Wind Chill Calculator
Calculate the wind chill temperature, how cold it actually feels based on air temperature and wind speed.
Wind chill makes a real difference for outdoor activity planning in winter. At 28°F with a 20 mph wind, the feels-like temperature is 13°F, a 15-degree gap that changes what you need to wear and how long you can safely stay outside. I check this before any extended outdoor activity in cold weather.
Wind chill only applies when the temperature is below 50°F (10°C). At higher temperatures, wind is cooling but does not produce the skin-chilling effect the formula models. The NWS formula requires wind speeds above 3 mph.
The NWS wind chill formula
The National Weather Service uses the 2001 revised wind chill formula: Wind Chill (°F) = 35.74 + 0.6215T − 35.75(V^0.16) + 0.4275T(V^0.16), where T is air temperature in °F and V is wind speed in mph. This formula was developed from human subject testing at the Defence Research Establishment in Manitoba, Canada, replacing the older Siple-Passel formula that had been used since 1945 and is now known to have overestimated wind chill.

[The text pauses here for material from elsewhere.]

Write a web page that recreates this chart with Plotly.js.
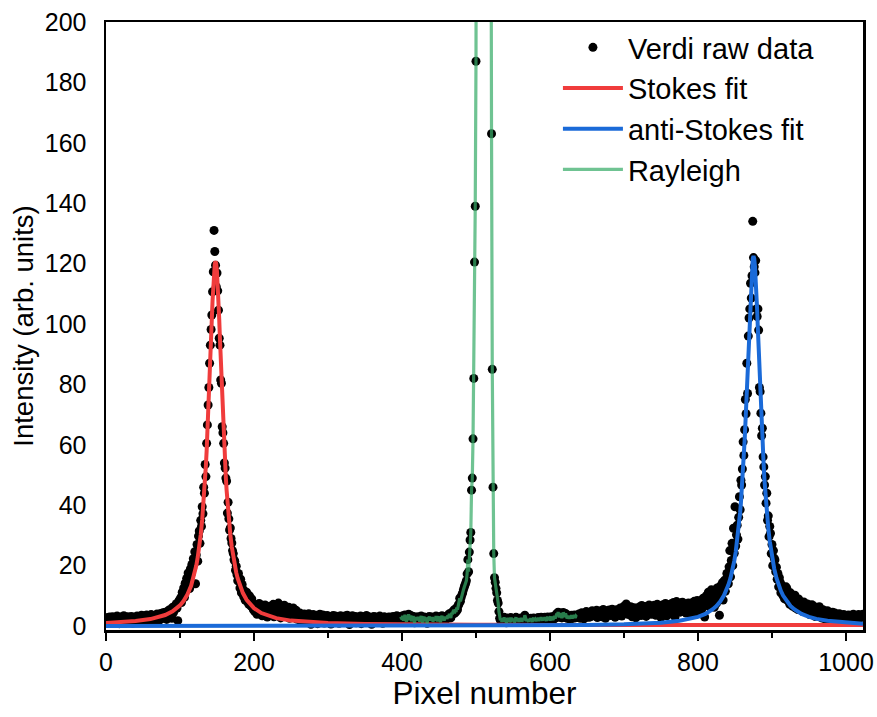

What wind chill actually measures
Wind chill quantifies how quickly wind accelerates heat loss from exposed skin. In still air, your body warms a thin layer of air next to the skin. Wind disrupts and replaces this insulating layer continuously, increasing the rate of heat loss. The wind chill temperature is the still-air temperature that would cause the same rate of heat loss as the actual temperature-wind combination. It applies to exposed skin, properly insulated areas are not affected by wind chill in the same way.
Frostbite risk by wind chill
The NWS frostbite time estimates: at wind chill above 0°F, frostbite on exposed skin is possible in 30+ minutes. At −10 to −20°F wind chill, frostbite can occur in 10–30 minutes. At −20 to −30°F wind chill, frostbite in 5–10 minutes. Below −30°F wind chill, frostbite can occur in under 5 minutes. These are estimates for exposed skin, wet skin or poor circulation shortens the timeline significantly.
Frequently asked questions
Does wind chill affect how cold objects get?
No. Wind chill affects how quickly heat is removed from warm objects (like your skin). An inanimate object will cool to the actual air temperature but not below it, wind speed doesn't change the equilibrium temperature, only the rate of cooling. A car radiator or water pipe can freeze at 32°F regardless of wind speed.
Why doesn't wind chill apply above 50°F?
The wind chill formula models heat loss from skin warmer than the air. Above about 50°F, the wind-enhanced heat loss is still occurring but the effect is described differently, as cooling or evaporative cooling rather than dangerous wind chill. The NWS formula is only applied when both temperature is at or below 50°F and wind speed is above 3 mph.
What's the coldest wind chill ever recorded?
The record wind chill in the continental US was approximately −103°F wind chill at Mt. Washington, New Hampshire, on February 6, 2023, when the air temperature was −47°F with 127 mph winds. Antarctica has recorded wind chills below −140°F.